— Больше не пейте. В 11 приезжайте в редакцию “Нового мира”.
— Хорошо.
Ну, я подъехал чуть раньше. Поднялся. Секретарша спрашивает:
— Вы Прасолов?
— Он самый.
— Александр Трифонович вас ждут. Заходите.
Ну, представляешь, открываю я большую дверь и со своим баульчиком с бессмертными творениями по ковру двигаюсь к нему. Он встал, подал руку. Указал на кресло перед столом:
— Присаживайтесь.
Плюхнулся я в это кресло. Он курит. Спрашиваю:
— А мне закурить можно?
— Курите. Стихи у вас отпечатаны?
— Да.
— Давайте сюда.
Вывалил я ему из баульчика все на стол, а сам опять — в кресло, перед которым пепельница вторая есть. Он стал читать, а мне говорит:
— Вы пока о себе расскажите.
— Да что рассказывать? Только что из тюрьмы вышел.
— А за что сидели?
— У редактора пальто спер.
Он глянул на свой плащ, висевший тут же, в кабинете, ничего не сказал, стал читать мои стихи внимательней. Но читает быстро. Прочитанные листы кладет в две стопы, налево — направо. Попутно все вопросы задает.

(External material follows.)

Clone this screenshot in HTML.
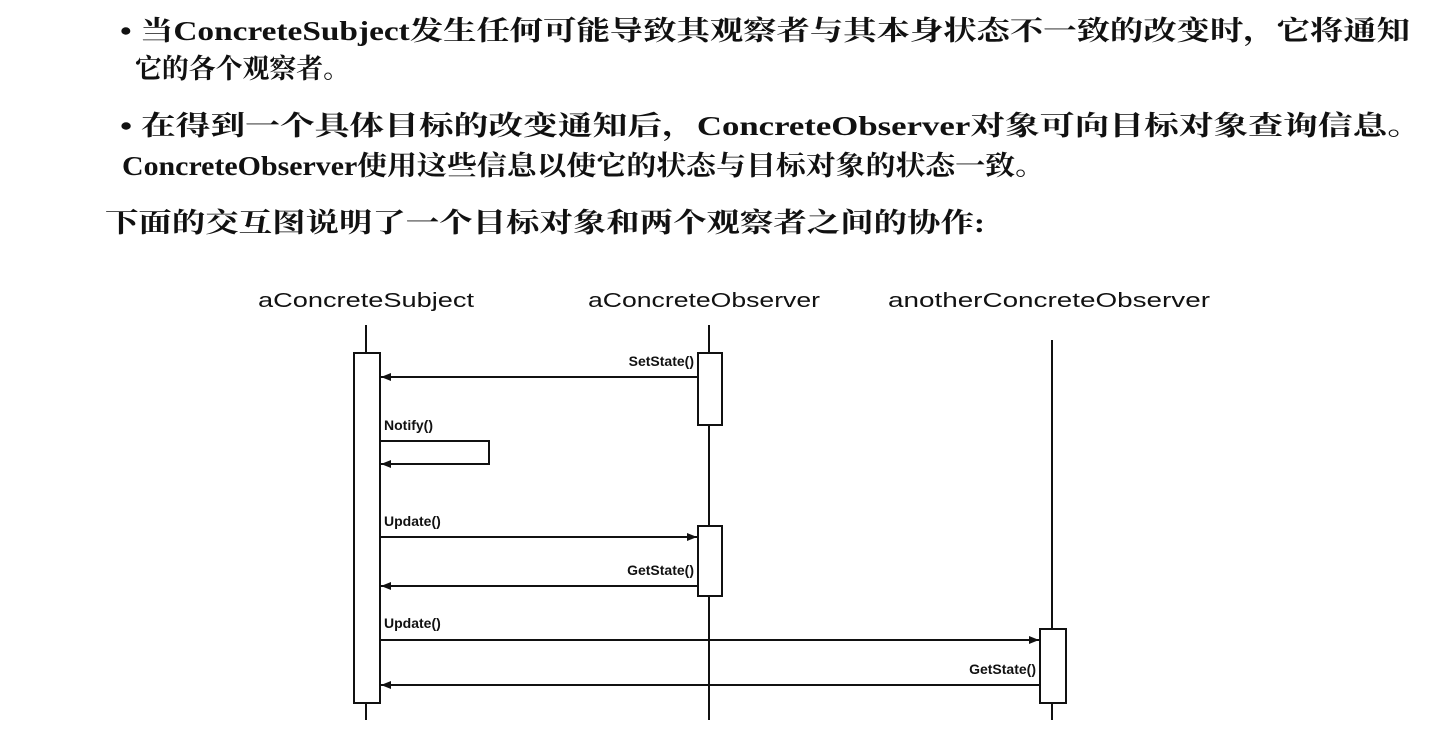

— А на что тебе сдалось то пальто?
— Да это, знаете, ну как бы хворь у меня такая: по пьянке норовлю надеть чужое, а свое бросить. Утром не знаю, чье пальто. С тем редактором в районе жили на “ножах”. Он с вечера шум поднял, милиция — ко мне. Ну и упрятали на полтора года.
Наконец дочитал он рукопись. Одну стопу (большую) подвинул мне:
— Заберите. А это будем печатать.
Я чуть из кресла не вывалился. Представляешь, сразу — “будем печатать”! Я думал, сейчас разбор построчный делать станет… Встал он, говорит:
— Жена есть?
— Есть.
— И дети?
— Один ребенок.
— Деньги нужны?
— А кому они не нужны?
— Но ты же их пропьешь?
— Конечно.
— Ну, вот что. Давай адрес жены.
Я назвал, он записал. Нажал кнопку, появилась секретарша. Назвал он мою фамилию и что-то на пальцах показал. Она кивнула, ушла. Он говорит:
— Сейчас тебе денег дадут. В конверте. Распишешься и езжай домой.
Ну, я смахнул свои стихи в баульчик, стою.
— Спасибо, Александр Трифонович.
— Пока не за что. Вот эти десять стихотворений дадим подборкой месяца… через три. Да! Ты же где-то в райгазете работаешь, ну-ка, давай этот адрес.
Я назвал, он записал.
— Ну, — говорит, — будь здоров.
Пожал руку, и я пошел. А у двери остановился. Повернулся к нему лицом. Он говорит:
— Чего тебе еще?
— Выпить бы с вами, Александр Трифонович.
— Я только что из этого состояния вышел.
— А когда войдете?
Он улыбнулся.
— В какой гостинице остановился?
Я назвал.
— Наверно, самый дешевый номер?
— Конечно.
— Ну, вот что. Возьми номер обязательно с телефоном. Деньги тебя ждут. Купишь водки. Вина не надо. В 17 я подъеду. Жди у входа.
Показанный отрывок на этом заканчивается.